As I mentioned, the ancients didn't have the same hang-ups we do. In fact, only in the last century or so has the idea of complete monogamy become so socially adamant. Strangely, Dan also points out the fact that the steady increase in divorce rates mysteriously starts at the same time. Coincidence? No such thing. So how is it that being with other people can save your relationship? Well, he conveniently gives 2 great examples. In both these examples (one gay, one straight) it is strong couples who are totally devoted to each other, but have set up the "rules" to which they can expand their sexual experiences without damaging their relationships.
- Terry- (The rules here are less specific) They must be safe, not in any way endanger their child. They don't hang out in bars or do internet hookups, but if the right circumstances are met, "cheating" is allowed. The two examples he gives are three ways (obviously much more applicable in gay relationships) but implies that in the ten years they have been together there have been a few other circumstances outside of three ways.
- Billy- "Should the opportunity arise or present itself in such a way that it can be taken advantage of discreetly, without doing emotional harm to the other person or endangering the other person, than either of us can take advantage of the opportunity." He goes on to gives 2 examples.
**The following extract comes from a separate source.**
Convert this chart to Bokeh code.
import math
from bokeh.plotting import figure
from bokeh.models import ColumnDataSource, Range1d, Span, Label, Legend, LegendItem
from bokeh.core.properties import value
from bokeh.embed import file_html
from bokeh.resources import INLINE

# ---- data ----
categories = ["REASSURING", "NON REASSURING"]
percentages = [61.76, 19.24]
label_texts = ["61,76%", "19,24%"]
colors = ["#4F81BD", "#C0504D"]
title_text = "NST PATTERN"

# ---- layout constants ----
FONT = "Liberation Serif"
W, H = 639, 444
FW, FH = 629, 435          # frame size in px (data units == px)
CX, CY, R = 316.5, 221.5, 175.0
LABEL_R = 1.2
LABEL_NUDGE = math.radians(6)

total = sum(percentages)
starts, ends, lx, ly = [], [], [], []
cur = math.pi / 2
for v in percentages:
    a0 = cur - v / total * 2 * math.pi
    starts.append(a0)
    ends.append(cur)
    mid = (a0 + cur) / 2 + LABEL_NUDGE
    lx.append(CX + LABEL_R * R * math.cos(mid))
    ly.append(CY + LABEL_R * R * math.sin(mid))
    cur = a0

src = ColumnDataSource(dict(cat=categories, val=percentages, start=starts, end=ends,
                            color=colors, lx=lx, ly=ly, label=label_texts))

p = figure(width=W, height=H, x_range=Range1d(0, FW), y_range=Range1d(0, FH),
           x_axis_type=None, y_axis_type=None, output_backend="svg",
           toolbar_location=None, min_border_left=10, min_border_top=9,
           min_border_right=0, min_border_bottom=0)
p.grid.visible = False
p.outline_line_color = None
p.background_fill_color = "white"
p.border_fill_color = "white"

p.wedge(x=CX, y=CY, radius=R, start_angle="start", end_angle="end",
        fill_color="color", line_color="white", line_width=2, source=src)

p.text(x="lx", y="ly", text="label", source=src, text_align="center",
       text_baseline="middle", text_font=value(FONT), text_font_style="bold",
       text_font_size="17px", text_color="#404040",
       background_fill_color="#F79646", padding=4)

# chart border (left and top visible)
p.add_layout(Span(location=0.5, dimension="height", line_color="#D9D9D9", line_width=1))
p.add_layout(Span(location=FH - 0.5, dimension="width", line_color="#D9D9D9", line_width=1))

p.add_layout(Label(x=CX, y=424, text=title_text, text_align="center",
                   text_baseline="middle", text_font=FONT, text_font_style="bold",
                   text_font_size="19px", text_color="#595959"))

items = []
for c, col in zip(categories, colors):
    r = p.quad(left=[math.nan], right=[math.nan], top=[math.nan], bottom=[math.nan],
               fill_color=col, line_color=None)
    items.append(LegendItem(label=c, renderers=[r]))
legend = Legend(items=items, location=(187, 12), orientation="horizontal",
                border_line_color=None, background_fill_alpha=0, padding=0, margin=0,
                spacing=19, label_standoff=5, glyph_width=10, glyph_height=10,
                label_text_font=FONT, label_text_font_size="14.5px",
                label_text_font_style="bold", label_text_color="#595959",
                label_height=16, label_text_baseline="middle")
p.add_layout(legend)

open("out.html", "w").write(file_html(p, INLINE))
One at a restaurant, where a woman outside was incredibly hot. Billy kept turning to look at her, and instead of getting enrages, his girlfriend teased him, telling him he was busted, and switched seats with him so he can have a better view. They "spare each other the trauma of pretending." Interesting. The more extreme example of this rule is with this woman at the bowling alley. He says, "If… I was out with some friends and Kelly was out of town or having a girl's night out, and Red over there and I hit if off and things proceeded as thing sometimes proceed, I could take advantage of the situation without guilt."
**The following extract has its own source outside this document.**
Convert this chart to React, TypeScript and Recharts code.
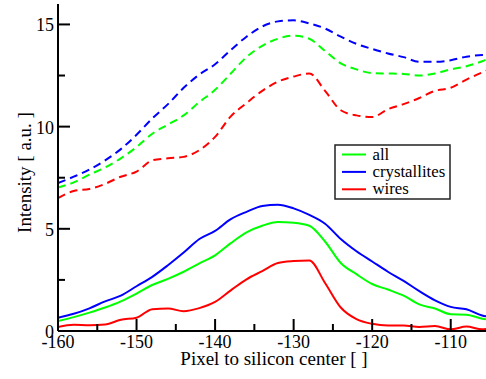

Both guys point out that they have these rules, and by allowing the freedom, neither couples have acted on it very often, but neither do they have to worry about the snide comments of "you were looking at so and so" or the heartbreaking revelation of cheating. In both these instances of course things like affairs would be deal breakers, and the ideas behind the rules is that they are there to strengthen the relationship not destroy it. Dan says that they've made their "desire for others a non-issue." He goes on to say that, "Indeed, as most heterosexual swingers report, the times we've had sex with other guys has actually enhanced our desire for each other. Far from tearing us apart, the times we've had sex with another person… have renewed and refreshed our intimate life. It's made our home more stable, not less."
I am forced to admit that he may be onto something. I know he isn't the first. He brings up so many other examples like the aforementioned swingers, etc. and of course there are all my friends that seem to make it work. Maybe it is society that is forcing us to take this narrow view, and maybe in this one instance I have allowed it to shape my own thinking, possibly to my detriment. Thank God for the ability to reevaluate our opinions and become smarter before we destroy ourselves.